Different organisations use different channels to send communications. It can be regular monthly bulletin or a weekly message from a C suite executive. Depending on the purpose and the target audience, select the appropriate channel.

Issuer of the message

Is the Program / Project / Change Manager always the best person to send the communication? Not necessarily. It depends on the purpose and the audience. Surveys show employees usually respect their people leaders. In a busy environment, it is more likely that they will look into a communication from their people leader rather than some little know Program / Project / Change Manager.
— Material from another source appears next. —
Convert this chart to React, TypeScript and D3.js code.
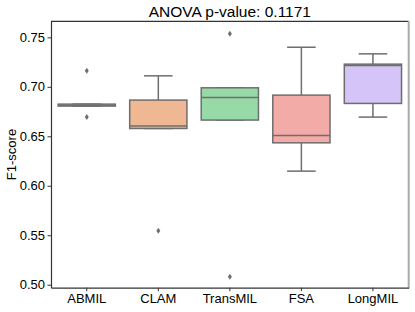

Content / what is in it for me (WIIFM)

There is a reason a program / project is organising a communication: you want certain actions out of your audience. Explain it to them in plain language explain the background, i.e. why they have received the message, what is the expectation of them, where they can seek clarifications and support from. In simple words, consider WIIFM.

Reinforcing the message

To maximise the outcome, it is a good idea to encourage people leaders to use the communication in their day to day coaching activities, or in other interactions with their direct reports. Sometimes, when a communication is issued from a very senior level leadership in an organisation, it is a good idea to get people leaders re forward the communication with a few words of their own as explanatory notes. That reinforces the message.

Administrative activities

To create a communication, the Change / Communication Manager is required to do research. That could include reading artefacts, asking questions to other subject matter experts on the program, e.g., the Business Analyst or the Architect or any other relevant SME. They should note any such dependencies and know who their relevant SMEs are.

The Change / Communication Manager should also be proactive in organising the sign off from the relevant senior leader(s) who would sign off the communication and is likely to be the sender. Depending on their level of seniority, it is a good idea to approach them by their Executive Assistant.

Structure the above in a plan

Record the above activities in a document (possibly an Excel spreadsheet) and assign a status to each activity, e.g. Not Started, In Progress, Sent for Sign Off, Sign Off obtained, Communication Sent, etc.